There's a plague that was recently carried around the world by travelers, pets and curious teenagers, and I'll bet you didn't even notice. In fact, it took out large segments of the population inside the World of Warcraft, and indicates that experts have not taken everything into account when planning for the next epidemic, researcher Nina Fefferman of Princeton University pointed out recently.
While the outbreak of the virulent and contagious virtual plague known as "Corrupted Blood" was an accidental consequence of a software challenge added to the World of Warcraft game in 2005, Fefferman indicated that "It really looked quite a bit like a real disease," which included generally stupid behavior on the part of some, near-instant international travel, and infection by pets as well.
The disease was originally added as an extra challenge to high-level players. But it was accidentally carried out of its virtual containment area and was soon taking out online inhabitants everywhere. In their research, Fefferman and her student Eric Lofgren wrote that "Soon, the disease had spread to the densely populated cities of the fantasy world, causing high rates of mortality and, much more importantly, the social chaos that comes from a large-scale outbreak of a deadly disease."
Ultimately, the researchers came to realize that no current models of the spread of the next epidemic actually factor in the so-called "stupid factor" when it comes to calculating how the next epidemic might spread. As Fefferman indicated, all research to date relies on the understanding that the plague is controlled within a quarantined area. But what happens when someone like a curious teenager thinks that they can get close enough to "just take a look" but escape unscathed, when pets become infected, or when someone who is placed within the quarantine zone just decides to leave? Apparently, these unanticipated factors were quickly observed, and the experience suggests that the massive community of online gamers may well provide fertile ground for studying the next epidemic.
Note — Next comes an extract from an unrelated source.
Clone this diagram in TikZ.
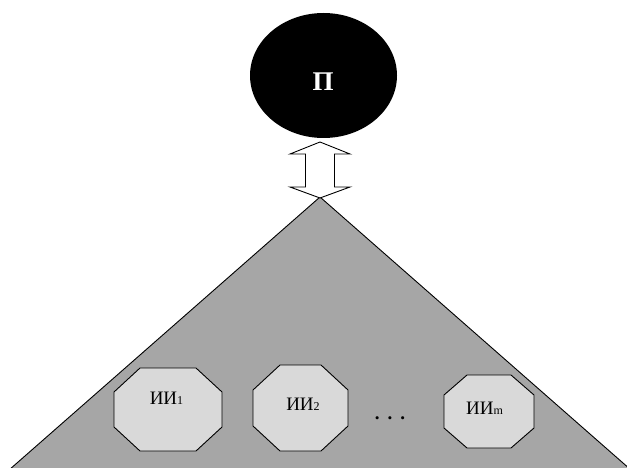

Of course with experts agreeing that the world is, in fact, long overdue for a pandemic of some sort of disease, and with researcher Ran Balicer of Ben-Gurion University in Israel reaching similar conclusions in a paper published in the journal Epidemiology in March, I suspect that we could really use as accurate an understanding of human behavior under just such a set of conditions that we can get. So let's hope together that the next outbreak is both virtual and a study, giving us even more of the insight we so definitely are going to need.